The Scientific Indian

Announcement at the Bill & Melinda Gates Foundation:

SEATTLE — In recognition of its groundbreaking work to prevent debilitating blindness and provide affordable, world-class eye care to the poor, the Aravind Eye Care System, based in Tamil Nadu, India, has won the 2008 Gates Award for Global Health. The $1 million Gates Award–the world’s largest prize for international health–honors extraordinary efforts to improve health in developing countries.

Founded by Dr. G. Venkataswamy in 1976, Aravind has saved millions of people in India from debilitating blindness. Cataracts account for more than half the cases of blindness in India. In the past year, Aravind provided out-patient care to approximately 2.4 million patients and performed more than 280,000 surgeries. Thanks in part to Aravind’s efforts, the estimated number of blind people in India fell from 8.9 million in 1990 to 6.7 million in 2002, a decline of 25%.

Many years ago, my grandfather, who lived in a small village in Tamilnadu (Vazhavandi), and many other elederly men and women of surrounding villages boarded a bus that took people from villages for to Aravind hospital. It was a free service to get their eyes tested and treated. My grandfather suffered from acute cataract and was grateful for the care. His quality of life was greatly improved after a cataract operation (done for free).
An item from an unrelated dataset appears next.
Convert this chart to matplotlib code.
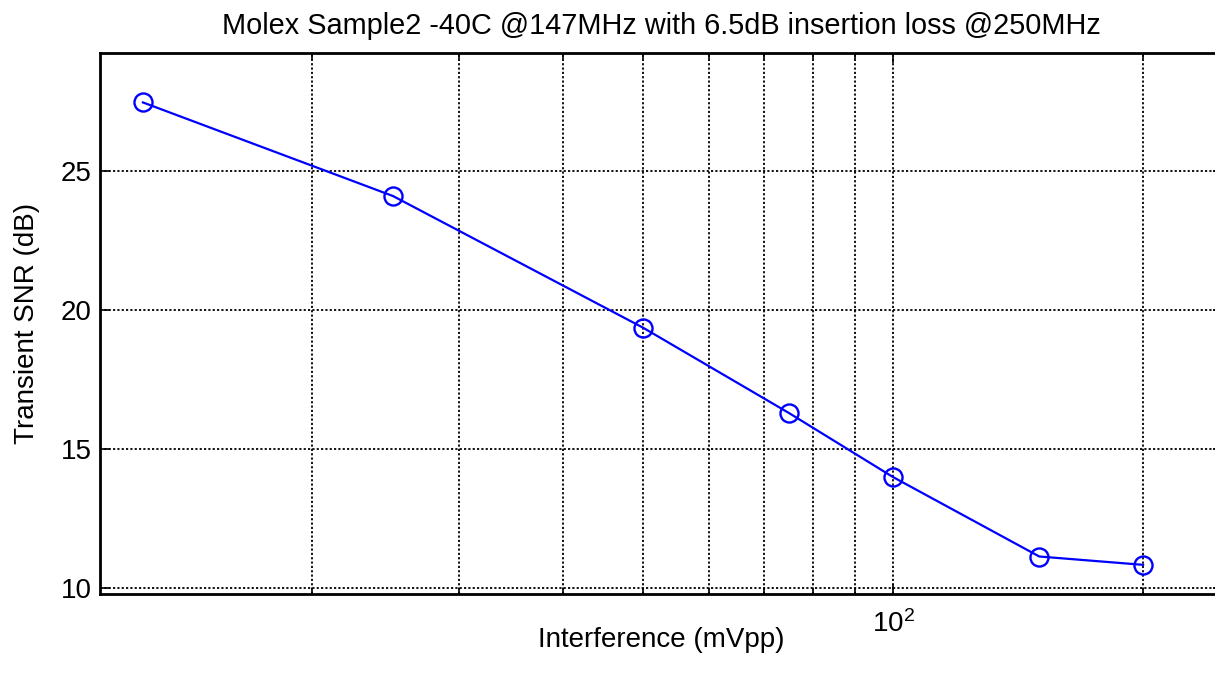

There are literally millions of elderly people in rural Tamilnadu who have benefited from the care provided by Aravind Eye Care network.

I am absolutely delighted. An earlier post with a video on Aravind Eye Hospital.

Gates Foundation has done more good than any organization – public or private – I know of. The Sage of Omaha knew it. We appreciate it. [Thanks Becky (of Gates Foundation, Global Health Communications team) for passing the news on.]

Comments

  1. #1 Aman
    May 30, 2008

    Great story about your grandfather being treated at Aravind. Aravind is not just a hospital or factory, they seem to have had a profound impact on local communities. One of the most impressive things about their story is that they built this enterprise from the ground up and they are self-sufficient.

  2. #2 selva
    June 2, 2008

    Aman, yes, indeed. Besides my grandfather, my sister had her eye operation done at Aravind. While we paid for it, there are thousand others who get the same quality of care for free.

  3. #3 K.Ravi
    August 3, 2008

    Check out your facts before publishing them.

    Aravind charges its “free” patients [also called non-paying patients] a fee of Rs. 500. They are not operated free.

    Only those patients who come via eye camps sponsored by the govt. are operated free, because the govt pays Rs.500 for each case. The other “free” patients, whether walk in or in non-govt. funded eyecamps are charged a princely sum of Rs. 500.

  4. #4 K.Ravi
    August 3, 2008

    Also want to add that paying patients have to pay much more at Aravind then in comparable non-profit hospitals and private clinics. All this inspite of the fact that they recive millions of dollars in international aid. Check that out.